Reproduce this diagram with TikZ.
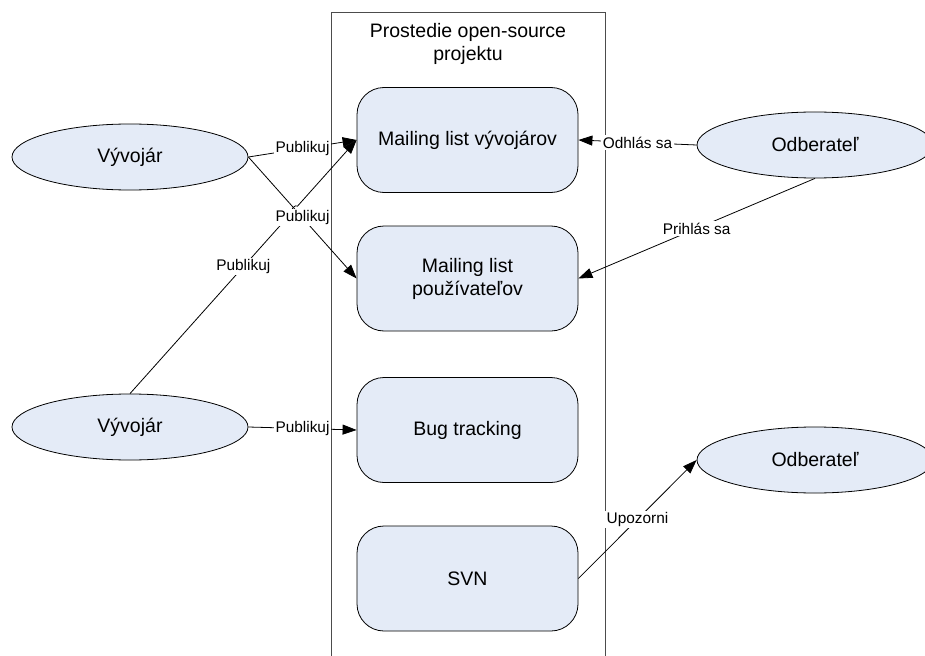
\documentclass[tikz,border=0pt]{standalone}
\usepackage{fontspec}
\setmainfont{Liberation Sans}
\usetikzlibrary{arrows.meta,shapes.geometric,intersections,calc}
\definecolor{fillblue}{RGB}{228,235,247}
\newcommand\dgmainfont{\fontsize{19.5}{23}\selectfont}
\newcommand\dglblfont{\fontsize{15.4}{18}\selectfont}
\begin{document}
\begin{tikzpicture}[x=1pt,y=-1pt,
  ell/.style={draw=black, fill=fillblue, ellipse, minimum width=236pt, minimum height=66pt, inner sep=0pt, line width=0.8pt, font=\dgmainfont},
  box/.style={draw=black, fill=fillblue, rectangle, rounded corners=27pt, minimum width=221pt, minimum height=105pt, line width=0.8pt, align=center, font=\dgmainfont},
  conn/.style={line width=0.8pt, -{Triangle[length=14pt,width=10pt]}},
  lbl/.style={fill=white, inner sep=1.5pt, font=\dglblfont, text=black},
  container/.style={draw=black!70, line width=1pt},
]
\useasboundingbox (0,0) rectangle (925,655);
\clip (0,0) rectangle (925,655);

% container
\draw[container] (331,660) -- (331,13) -- (605,13) -- (605,660);
\node[align=center, font=\dgmainfont] (title) at (468,44) {Prostedie open-source\\projektu};

% boxes
\node[box] (b1) at (467.5,140) {Mailing list vývojárov};
\node[box] (b2) at (467.5,278.5) {Mailing list\\používateľov};
\node[box] (b3) at (467.5,430) {Bug tracking};
\node[box] (b4) at (467.5,578.5) {SVN};

% ellipses
\node[ell] (v1) at (130,157) {Vývojár};
\node[ell] (v2) at (130,427) {Vývojár};
\node[ell] (o1) at (815,145) {Odberateľ};
\node[ell] (o2) at (815,460) {Odberateľ};

% crossing lines
\path[name path=l1] (v1.east) -- (b2.west);
\path[name path=l2] (v2.north) -- (b1.west);
\path[name intersections={of=l1 and l2, by=X}];

\draw[conn] (v2.north) -- ($(X)!4pt!(v2.north)$) to[bend left=90] ($(X)!4pt!(b1.west)$) -- (b1.west);
\path (v2.north) -- node[lbl]{Publikuj} (b1.west);

\draw[conn] (v1.east) -- node[lbl]{Publikuj} (b2.west);
\draw[conn] (v1.east) -- node[lbl]{Publikuj} (b1.west);
\draw[conn] (v2.east) -- node[lbl]{Publikuj} (b3.west);

\draw[conn] (o1.west) -- node[lbl]{Odhlás sa} (b1.east);
\draw[conn] (o1.south) -- node[lbl]{Prihlás sa} (b2.east);
\draw[conn] (b4.east) -- node[lbl]{Upozorni} (o2.west);
\end{tikzpicture}
\end{document}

····················

**Problem description:**
Do not copy the pictures, but repeat every line exactly.

**Answer:**
Reproduce this diagram with TikZ.
\documentclass[tikz,border=0pt]{standalone}
\usepackage{fontspec}
\setmainfont{Liberation Sans}
\usetikzlibrary{arrows.meta,shapes.geometric,intersections,calc}
\definecolor{fillblue}{RGB}{228,235,247}
\newcommand\dgmainfont{\fontsize{19.5}{23}\selectfont}
\newcommand\dglblfont{\fontsize{15.4}{18}\selectfont}
\begin{document}
\begin{tikzpicture}[x=1pt,y=-1pt,
  ell/.style={draw=black, fill=fillblue, ellipse, minimum width=236pt, minimum height=66pt, inner sep=0pt, line width=0.8pt, font=\dgmainfont},
  box/.style={draw=black, fill=fillblue, rectangle, rounded corners=27pt, minimum width=221pt, minimum height=105pt, line width=0.8pt, align=center, font=\dgmainfont},
  conn/.style={line width=0.8pt, -{Triangle[length=14pt,width=10pt]}},
  lbl/.style={fill=white, inner sep=1.5pt, font=\dglblfont, text=black},
  container/.style={draw=black!70, line width=1pt},
]
\useasboundingbox (0,0) rectangle (925,655);
\clip (0,0) rectangle (925,655);

% container
\draw[container] (331,660) -- (331,13) -- (605,13) -- (605,660);
\node[align=center, font=\dgmainfont] (title) at (468,44) {Prostedie open-source\\projektu};

% boxes
\node[box] (b1) at (467.5,140) {Mailing list vývojárov};
\node[box] (b2) at (467.5,278.5) {Mailing list\\používateľov};
\node[box] (b3) at (467.5,430) {Bug tracking};
\node[box] (b4) at (467.5,578.5) {SVN};

% ellipses
\node[ell] (v1) at (130,157) {Vývojár};
\node[ell] (v2) at (130,427) {Vývojár};
\node[ell] (o1) at (815,145) {Odberateľ};
\node[ell] (o2) at (815,460) {Odberateľ};

% crossing lines
\path[name path=l1] (v1.east) -- (b2.west);
\path[name path=l2] (v2.north) -- (b1.west);
\path[name intersections={of=l1 and l2, by=X}];

\draw[conn] (v2.north) -- ($(X)!4pt!(v2.north)$) to[bend left=90] ($(X)!4pt!(b1.west)$) -- (b1.west);
\path (v2.north) -- node[lbl]{Publikuj} (b1.west);

\draw[conn] (v1.east) -- node[lbl]{Publikuj} (b2.west);
\draw[conn] (v1.east) -- node[lbl]{Publikuj} (b1.west);
\draw[conn] (v2.east) -- node[lbl]{Publikuj} (b3.west);

\draw[conn] (o1.west) -- node[lbl]{Odhlás sa} (b1.east);
\draw[conn] (o1.south) -- node[lbl]{Prihlás sa} (b2.east);
\draw[conn] (b4.east) -- node[lbl]{Upozorni} (o2.west);
\end{tikzpicture}
\end{document}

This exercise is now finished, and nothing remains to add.